Task instructions
Pull every line containing the word "Recreate" from the records.

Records
--- Begin ---
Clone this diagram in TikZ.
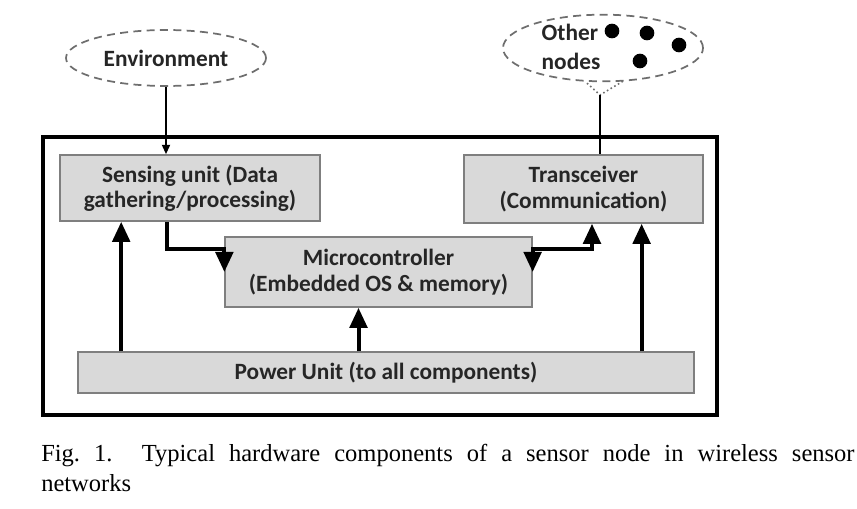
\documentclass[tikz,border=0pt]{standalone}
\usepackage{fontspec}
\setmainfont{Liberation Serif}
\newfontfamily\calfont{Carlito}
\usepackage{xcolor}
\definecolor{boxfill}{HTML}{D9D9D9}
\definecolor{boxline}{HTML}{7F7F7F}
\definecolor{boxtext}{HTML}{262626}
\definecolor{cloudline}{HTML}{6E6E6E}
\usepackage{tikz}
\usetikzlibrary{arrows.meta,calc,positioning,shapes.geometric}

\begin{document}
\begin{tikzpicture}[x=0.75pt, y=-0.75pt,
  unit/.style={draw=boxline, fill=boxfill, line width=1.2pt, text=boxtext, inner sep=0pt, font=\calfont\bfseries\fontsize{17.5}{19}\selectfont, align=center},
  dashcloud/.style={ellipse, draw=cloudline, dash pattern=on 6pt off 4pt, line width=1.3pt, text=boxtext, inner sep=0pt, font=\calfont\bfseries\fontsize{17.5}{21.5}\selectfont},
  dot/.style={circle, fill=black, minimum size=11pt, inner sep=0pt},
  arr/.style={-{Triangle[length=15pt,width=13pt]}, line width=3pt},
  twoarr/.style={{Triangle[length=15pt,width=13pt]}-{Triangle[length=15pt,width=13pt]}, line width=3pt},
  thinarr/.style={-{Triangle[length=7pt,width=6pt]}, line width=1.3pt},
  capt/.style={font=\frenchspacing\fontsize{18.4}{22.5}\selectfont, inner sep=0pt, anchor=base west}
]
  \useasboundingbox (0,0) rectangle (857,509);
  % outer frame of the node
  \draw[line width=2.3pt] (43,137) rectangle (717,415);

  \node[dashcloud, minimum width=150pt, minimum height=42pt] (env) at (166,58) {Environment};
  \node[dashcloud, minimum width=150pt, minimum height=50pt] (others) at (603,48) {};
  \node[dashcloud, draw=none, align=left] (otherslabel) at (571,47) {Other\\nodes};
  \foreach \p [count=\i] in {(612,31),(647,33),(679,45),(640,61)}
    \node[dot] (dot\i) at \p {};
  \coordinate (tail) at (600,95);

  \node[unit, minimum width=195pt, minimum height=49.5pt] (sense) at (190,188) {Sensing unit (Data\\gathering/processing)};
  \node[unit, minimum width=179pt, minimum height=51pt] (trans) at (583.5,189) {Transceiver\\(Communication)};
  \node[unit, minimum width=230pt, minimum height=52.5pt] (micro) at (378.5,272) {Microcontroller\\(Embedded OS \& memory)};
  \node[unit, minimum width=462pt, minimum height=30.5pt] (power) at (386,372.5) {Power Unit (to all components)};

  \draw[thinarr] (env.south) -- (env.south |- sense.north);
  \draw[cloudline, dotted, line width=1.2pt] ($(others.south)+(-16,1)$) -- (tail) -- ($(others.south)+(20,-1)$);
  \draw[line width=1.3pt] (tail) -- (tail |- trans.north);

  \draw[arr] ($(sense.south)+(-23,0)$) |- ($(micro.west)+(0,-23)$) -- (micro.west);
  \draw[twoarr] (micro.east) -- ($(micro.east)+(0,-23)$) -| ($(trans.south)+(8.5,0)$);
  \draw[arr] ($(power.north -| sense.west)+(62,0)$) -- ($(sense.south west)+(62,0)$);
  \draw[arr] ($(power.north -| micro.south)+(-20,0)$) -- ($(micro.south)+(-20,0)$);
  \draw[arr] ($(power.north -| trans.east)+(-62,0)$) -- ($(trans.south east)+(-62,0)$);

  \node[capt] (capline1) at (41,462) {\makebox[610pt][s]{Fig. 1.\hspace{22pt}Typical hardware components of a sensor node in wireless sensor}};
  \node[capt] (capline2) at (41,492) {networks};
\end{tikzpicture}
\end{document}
--- End ---
--- Begin ---
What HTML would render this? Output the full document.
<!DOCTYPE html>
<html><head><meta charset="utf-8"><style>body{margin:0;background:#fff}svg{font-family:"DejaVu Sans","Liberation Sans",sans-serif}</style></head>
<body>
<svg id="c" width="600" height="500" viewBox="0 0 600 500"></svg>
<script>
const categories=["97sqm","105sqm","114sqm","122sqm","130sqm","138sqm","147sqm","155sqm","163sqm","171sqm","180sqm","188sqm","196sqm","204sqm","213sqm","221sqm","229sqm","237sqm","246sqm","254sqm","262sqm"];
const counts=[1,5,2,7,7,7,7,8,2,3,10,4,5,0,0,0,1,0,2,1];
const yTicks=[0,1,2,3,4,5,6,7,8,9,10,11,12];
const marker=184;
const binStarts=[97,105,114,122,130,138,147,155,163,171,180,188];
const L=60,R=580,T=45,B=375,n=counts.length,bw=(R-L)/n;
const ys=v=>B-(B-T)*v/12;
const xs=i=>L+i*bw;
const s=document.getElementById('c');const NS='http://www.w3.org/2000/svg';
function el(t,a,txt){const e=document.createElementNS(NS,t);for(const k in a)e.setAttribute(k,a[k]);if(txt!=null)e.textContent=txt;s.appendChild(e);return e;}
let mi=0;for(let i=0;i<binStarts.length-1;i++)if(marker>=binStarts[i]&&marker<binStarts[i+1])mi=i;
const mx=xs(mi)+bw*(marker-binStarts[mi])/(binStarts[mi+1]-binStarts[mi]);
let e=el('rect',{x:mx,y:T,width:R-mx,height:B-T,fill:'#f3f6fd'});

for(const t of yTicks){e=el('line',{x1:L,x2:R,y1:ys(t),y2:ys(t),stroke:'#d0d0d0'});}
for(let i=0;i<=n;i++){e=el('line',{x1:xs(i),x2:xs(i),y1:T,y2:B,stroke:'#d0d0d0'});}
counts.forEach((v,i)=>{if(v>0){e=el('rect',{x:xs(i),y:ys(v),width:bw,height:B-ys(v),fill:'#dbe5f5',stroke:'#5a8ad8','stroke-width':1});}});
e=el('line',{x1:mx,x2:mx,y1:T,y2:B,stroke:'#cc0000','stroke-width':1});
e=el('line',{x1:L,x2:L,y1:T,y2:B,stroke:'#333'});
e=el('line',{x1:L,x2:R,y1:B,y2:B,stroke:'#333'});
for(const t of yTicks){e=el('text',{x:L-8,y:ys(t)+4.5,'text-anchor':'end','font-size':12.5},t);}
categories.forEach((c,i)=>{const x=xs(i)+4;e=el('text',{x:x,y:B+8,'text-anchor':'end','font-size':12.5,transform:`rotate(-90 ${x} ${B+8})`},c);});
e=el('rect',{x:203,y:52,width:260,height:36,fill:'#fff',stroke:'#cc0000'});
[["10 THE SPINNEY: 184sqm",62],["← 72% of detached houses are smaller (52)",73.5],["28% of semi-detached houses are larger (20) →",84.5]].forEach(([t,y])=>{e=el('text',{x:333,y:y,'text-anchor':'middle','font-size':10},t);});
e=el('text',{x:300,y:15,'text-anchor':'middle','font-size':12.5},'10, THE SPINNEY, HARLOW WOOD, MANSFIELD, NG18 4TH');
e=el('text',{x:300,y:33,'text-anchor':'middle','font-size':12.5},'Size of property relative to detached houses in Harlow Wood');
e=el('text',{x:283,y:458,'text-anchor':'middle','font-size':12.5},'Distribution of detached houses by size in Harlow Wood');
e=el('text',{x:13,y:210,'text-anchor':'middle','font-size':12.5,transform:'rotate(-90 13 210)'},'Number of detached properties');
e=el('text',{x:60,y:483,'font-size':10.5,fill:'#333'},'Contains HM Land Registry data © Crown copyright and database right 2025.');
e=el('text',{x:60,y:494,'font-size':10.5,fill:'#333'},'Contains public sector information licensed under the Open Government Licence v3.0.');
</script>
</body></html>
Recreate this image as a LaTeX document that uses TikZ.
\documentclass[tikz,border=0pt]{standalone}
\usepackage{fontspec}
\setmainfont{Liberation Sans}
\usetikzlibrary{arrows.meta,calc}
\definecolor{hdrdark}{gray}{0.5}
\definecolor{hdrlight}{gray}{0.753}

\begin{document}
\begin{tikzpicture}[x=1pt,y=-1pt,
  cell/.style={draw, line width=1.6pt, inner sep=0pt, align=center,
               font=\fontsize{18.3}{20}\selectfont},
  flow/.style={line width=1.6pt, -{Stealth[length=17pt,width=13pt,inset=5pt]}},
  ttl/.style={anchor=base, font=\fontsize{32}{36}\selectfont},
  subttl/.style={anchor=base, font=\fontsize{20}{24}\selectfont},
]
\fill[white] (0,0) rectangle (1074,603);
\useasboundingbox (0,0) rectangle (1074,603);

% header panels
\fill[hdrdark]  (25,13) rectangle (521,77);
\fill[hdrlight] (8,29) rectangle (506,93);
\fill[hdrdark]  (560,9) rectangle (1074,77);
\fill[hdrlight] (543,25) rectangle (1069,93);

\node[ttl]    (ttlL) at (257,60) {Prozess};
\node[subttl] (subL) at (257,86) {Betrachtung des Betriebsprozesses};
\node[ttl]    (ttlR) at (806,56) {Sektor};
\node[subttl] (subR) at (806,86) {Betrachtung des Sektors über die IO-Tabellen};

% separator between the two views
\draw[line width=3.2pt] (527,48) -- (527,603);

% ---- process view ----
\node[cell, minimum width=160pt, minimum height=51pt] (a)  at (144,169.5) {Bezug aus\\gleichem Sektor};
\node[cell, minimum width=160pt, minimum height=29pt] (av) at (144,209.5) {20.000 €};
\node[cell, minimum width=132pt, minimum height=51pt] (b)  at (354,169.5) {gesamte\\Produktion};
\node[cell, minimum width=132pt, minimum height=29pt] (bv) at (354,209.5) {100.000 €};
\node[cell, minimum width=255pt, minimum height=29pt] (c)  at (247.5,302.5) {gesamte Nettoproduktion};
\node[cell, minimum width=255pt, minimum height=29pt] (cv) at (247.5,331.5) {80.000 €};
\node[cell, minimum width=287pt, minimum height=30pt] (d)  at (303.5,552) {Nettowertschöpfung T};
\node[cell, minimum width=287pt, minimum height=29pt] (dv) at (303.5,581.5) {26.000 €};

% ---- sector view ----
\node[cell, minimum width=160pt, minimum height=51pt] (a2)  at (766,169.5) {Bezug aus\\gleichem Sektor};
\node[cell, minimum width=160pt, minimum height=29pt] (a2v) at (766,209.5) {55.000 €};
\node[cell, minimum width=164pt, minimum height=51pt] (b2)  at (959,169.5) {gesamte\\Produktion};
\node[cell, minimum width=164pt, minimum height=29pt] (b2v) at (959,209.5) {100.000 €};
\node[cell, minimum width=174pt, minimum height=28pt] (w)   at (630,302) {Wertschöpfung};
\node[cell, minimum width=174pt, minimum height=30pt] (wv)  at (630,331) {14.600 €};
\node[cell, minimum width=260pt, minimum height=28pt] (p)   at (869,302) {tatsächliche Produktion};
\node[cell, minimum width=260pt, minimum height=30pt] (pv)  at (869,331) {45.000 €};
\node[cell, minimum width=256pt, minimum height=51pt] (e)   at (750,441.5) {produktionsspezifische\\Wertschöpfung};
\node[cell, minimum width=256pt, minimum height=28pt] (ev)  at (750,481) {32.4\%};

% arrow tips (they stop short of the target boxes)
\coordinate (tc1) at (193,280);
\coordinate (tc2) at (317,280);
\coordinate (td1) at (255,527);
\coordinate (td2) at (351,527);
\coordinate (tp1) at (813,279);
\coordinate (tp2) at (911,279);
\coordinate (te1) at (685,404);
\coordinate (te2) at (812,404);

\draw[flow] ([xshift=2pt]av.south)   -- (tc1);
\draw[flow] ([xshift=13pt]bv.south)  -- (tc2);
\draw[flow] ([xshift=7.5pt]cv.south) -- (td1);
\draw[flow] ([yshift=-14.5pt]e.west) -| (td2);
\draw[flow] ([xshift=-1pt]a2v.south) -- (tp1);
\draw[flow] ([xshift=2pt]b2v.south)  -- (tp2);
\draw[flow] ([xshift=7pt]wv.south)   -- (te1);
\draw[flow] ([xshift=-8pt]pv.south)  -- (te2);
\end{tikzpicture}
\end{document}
--- End ---
--- Begin ---
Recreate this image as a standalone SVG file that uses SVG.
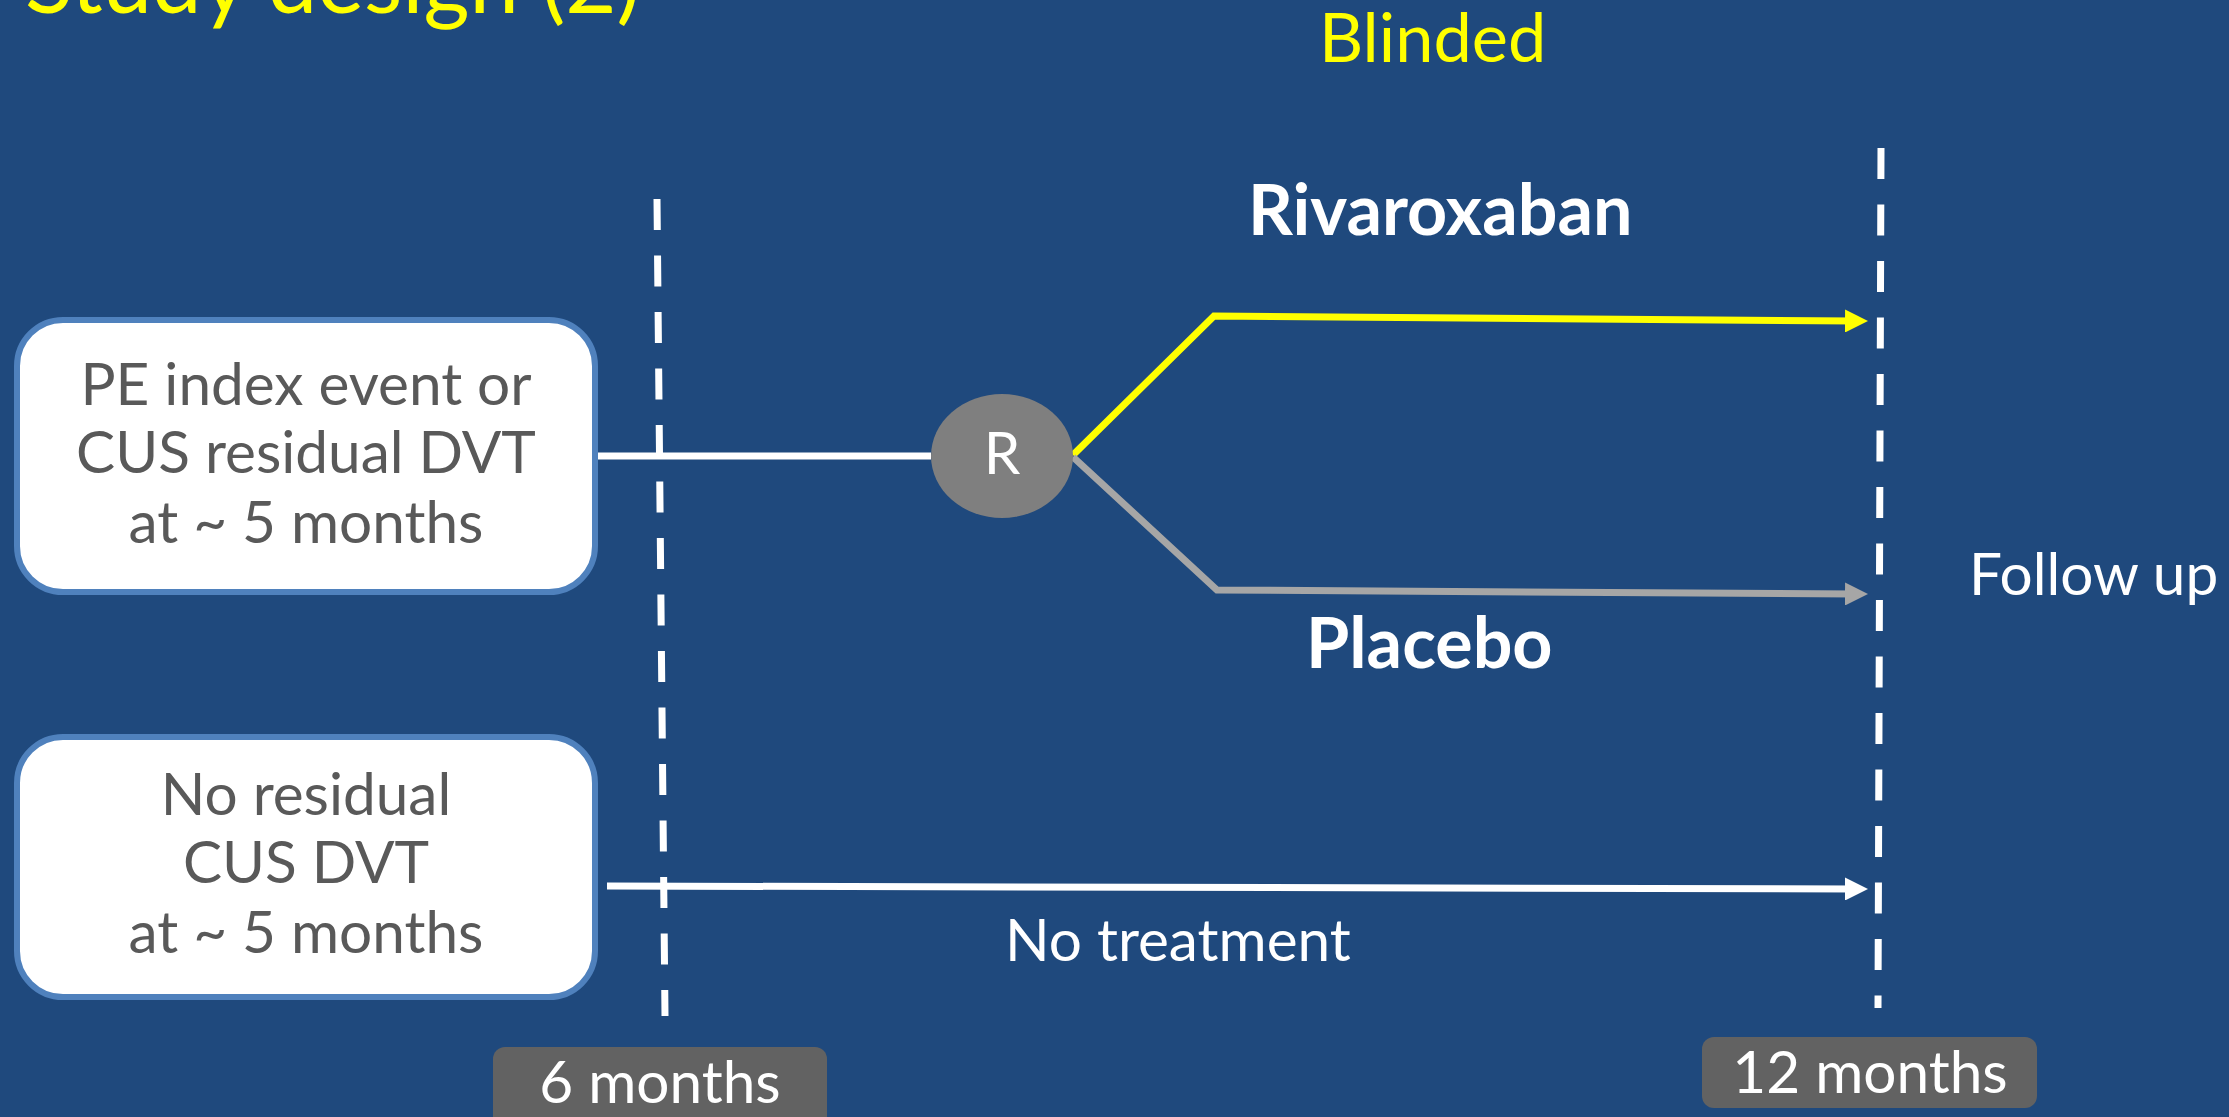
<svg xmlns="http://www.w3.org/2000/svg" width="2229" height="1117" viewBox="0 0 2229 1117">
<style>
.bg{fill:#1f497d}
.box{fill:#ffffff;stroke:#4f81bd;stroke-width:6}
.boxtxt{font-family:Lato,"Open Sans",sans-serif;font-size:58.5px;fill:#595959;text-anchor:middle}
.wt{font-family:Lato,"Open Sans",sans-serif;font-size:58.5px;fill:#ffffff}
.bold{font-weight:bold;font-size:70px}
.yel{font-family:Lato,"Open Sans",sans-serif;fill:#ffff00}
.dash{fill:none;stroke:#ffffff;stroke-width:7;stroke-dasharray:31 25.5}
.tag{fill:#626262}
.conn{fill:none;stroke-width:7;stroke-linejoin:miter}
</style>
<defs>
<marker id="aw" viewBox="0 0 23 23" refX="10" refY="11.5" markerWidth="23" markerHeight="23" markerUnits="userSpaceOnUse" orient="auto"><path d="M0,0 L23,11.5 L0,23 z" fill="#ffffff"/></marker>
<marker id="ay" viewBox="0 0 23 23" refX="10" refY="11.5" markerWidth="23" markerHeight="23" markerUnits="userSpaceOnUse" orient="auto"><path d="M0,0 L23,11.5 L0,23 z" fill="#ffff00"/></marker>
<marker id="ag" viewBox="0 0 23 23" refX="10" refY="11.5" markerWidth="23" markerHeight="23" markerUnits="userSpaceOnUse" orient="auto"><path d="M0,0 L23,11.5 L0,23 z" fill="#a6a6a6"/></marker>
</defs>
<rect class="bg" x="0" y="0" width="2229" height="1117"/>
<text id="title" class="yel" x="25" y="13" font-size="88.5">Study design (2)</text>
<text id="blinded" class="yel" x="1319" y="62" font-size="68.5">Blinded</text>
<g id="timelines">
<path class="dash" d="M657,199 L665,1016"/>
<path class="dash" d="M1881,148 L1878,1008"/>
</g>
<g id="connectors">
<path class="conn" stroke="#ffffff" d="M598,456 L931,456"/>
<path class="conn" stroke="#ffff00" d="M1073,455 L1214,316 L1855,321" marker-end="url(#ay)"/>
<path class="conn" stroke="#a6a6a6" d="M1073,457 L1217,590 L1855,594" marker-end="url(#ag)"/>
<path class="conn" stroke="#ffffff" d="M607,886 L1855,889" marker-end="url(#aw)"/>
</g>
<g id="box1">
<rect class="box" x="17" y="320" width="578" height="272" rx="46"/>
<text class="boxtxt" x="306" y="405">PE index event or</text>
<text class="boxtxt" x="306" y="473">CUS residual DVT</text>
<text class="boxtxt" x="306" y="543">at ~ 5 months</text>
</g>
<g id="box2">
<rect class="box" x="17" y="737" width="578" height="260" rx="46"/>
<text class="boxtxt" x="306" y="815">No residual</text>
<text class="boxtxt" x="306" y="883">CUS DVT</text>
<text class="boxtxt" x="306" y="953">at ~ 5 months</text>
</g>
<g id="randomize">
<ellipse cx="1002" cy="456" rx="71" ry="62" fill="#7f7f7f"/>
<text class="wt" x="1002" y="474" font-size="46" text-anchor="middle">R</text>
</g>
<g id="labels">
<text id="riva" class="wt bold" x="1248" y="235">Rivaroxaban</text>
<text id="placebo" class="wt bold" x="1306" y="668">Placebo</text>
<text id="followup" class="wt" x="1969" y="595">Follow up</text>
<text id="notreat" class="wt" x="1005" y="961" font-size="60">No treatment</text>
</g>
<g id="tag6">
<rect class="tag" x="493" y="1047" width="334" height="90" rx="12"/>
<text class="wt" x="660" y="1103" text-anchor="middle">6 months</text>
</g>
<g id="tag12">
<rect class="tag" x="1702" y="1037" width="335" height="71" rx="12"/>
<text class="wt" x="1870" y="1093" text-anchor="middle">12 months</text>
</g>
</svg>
--- End ---
Response to the exercise
Recreate this image as a LaTeX document that uses TikZ.
Recreate this image as a standalone SVG file that uses SVG.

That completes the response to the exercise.